TASK TO CARRY OUT - Leave out the pictures, and write out exactly the lines from the beginning of the material to the line holding "rounded_box(ax, 129.5, 178.5, 147.5, 227, 2, color)", that line included, and nothing else.
━━━━━━
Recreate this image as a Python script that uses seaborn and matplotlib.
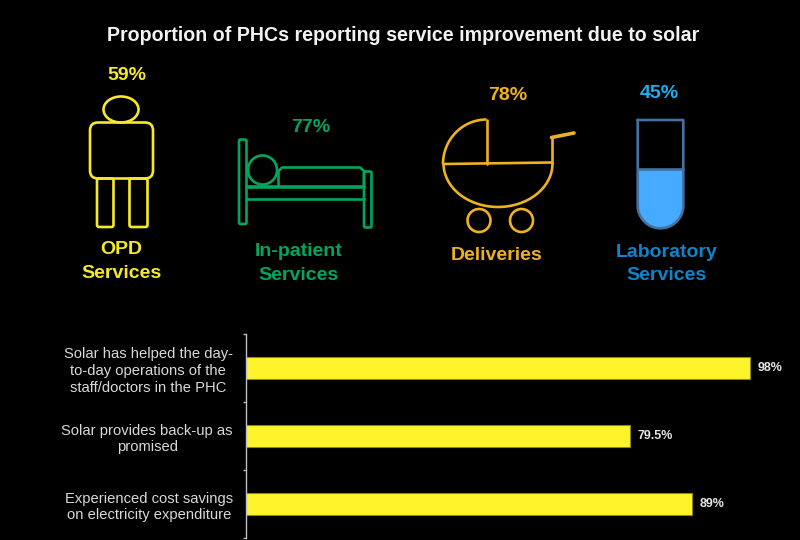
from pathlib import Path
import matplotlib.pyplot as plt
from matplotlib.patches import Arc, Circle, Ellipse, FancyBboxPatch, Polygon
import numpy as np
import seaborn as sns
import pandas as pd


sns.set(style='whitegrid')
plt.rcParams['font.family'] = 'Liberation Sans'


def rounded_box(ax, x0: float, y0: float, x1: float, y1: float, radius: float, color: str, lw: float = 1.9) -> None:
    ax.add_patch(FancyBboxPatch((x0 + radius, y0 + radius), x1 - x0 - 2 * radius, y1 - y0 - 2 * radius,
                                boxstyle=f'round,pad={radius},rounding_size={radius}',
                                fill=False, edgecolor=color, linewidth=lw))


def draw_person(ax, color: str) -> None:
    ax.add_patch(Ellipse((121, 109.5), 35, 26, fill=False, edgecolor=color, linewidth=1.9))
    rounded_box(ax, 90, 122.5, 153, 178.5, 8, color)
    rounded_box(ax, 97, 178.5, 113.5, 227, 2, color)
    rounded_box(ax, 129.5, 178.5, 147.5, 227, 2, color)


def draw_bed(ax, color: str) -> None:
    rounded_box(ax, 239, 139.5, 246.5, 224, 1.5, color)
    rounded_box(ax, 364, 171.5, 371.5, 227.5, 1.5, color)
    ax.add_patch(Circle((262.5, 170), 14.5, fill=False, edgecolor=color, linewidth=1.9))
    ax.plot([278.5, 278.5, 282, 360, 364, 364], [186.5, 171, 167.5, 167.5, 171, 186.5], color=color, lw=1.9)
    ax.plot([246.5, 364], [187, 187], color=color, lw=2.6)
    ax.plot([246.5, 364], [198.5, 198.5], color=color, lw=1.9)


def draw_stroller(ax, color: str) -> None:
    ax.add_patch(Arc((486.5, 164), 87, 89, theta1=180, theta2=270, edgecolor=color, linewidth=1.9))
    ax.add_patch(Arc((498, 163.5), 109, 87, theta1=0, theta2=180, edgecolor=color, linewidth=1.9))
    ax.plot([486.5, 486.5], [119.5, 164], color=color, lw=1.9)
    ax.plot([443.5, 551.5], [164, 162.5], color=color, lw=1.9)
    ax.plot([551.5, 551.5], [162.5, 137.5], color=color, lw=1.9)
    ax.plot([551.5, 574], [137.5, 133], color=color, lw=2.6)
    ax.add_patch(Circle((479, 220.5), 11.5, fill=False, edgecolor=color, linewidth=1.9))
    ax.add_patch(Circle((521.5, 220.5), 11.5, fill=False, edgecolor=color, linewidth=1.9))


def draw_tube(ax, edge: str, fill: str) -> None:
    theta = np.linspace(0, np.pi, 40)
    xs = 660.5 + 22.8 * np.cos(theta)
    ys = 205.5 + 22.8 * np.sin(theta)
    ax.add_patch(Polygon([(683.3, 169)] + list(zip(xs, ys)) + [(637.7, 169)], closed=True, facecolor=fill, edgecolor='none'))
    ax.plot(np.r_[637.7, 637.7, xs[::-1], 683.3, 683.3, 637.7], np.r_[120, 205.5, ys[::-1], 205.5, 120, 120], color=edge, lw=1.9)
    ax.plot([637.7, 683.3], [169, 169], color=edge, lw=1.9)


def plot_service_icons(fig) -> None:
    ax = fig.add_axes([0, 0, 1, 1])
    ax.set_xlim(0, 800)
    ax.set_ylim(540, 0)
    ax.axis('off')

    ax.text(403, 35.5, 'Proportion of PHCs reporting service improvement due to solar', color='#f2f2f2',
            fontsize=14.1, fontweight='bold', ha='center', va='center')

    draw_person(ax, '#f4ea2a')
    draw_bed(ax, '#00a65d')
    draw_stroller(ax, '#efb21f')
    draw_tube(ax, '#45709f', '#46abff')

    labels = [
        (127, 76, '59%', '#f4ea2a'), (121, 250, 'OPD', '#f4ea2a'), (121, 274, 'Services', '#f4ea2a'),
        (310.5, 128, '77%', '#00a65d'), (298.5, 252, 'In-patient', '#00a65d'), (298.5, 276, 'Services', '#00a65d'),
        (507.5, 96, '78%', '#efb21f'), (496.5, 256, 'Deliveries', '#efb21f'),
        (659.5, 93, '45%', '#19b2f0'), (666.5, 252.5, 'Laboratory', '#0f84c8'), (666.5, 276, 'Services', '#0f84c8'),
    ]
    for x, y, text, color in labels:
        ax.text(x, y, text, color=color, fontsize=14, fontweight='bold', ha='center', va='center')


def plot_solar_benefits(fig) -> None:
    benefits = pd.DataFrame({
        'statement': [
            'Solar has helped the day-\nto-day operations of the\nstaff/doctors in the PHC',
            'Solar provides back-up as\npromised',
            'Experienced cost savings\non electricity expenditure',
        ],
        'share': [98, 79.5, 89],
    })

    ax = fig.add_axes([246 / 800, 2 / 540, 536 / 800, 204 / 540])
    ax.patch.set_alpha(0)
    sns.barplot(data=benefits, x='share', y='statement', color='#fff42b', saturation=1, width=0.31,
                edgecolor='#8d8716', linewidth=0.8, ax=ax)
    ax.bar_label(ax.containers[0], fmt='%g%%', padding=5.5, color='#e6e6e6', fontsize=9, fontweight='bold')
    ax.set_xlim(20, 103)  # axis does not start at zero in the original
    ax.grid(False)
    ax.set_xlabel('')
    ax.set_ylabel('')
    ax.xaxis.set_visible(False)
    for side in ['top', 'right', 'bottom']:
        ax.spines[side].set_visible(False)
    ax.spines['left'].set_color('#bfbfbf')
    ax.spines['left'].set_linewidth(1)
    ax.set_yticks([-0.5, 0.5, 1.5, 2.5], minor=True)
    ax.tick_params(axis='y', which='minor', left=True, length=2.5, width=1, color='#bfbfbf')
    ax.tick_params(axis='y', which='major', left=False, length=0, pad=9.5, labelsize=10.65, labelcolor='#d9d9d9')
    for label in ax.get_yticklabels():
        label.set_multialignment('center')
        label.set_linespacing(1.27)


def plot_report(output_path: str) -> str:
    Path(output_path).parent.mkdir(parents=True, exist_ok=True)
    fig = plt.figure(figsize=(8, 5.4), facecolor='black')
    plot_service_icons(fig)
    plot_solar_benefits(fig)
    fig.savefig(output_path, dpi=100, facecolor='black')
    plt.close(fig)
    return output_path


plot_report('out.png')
━━━━━━
ANSWER IN FULL -
Recreate this image as a Python script that uses seaborn and matplotlib.
from pathlib import Path
import matplotlib.pyplot as plt
from matplotlib.patches import Arc, Circle, Ellipse, FancyBboxPatch, Polygon
import numpy as np
import seaborn as sns
import pandas as pd


sns.set(style='whitegrid')
plt.rcParams['font.family'] = 'Liberation Sans'


def rounded_box(ax, x0: float, y0: float, x1: float, y1: float, radius: float, color: str, lw: float = 1.9) -> None:
    ax.add_patch(FancyBboxPatch((x0 + radius, y0 + radius), x1 - x0 - 2 * radius, y1 - y0 - 2 * radius,
                                boxstyle=f'round,pad={radius},rounding_size={radius}',
                                fill=False, edgecolor=color, linewidth=lw))


def draw_person(ax, color: str) -> None:
    ax.add_patch(Ellipse((121, 109.5), 35, 26, fill=False, edgecolor=color, linewidth=1.9))
    rounded_box(ax, 90, 122.5, 153, 178.5, 8, color)
    rounded_box(ax, 97, 178.5, 113.5, 227, 2, color)
    rounded_box(ax, 129.5, 178.5, 147.5, 227, 2, color)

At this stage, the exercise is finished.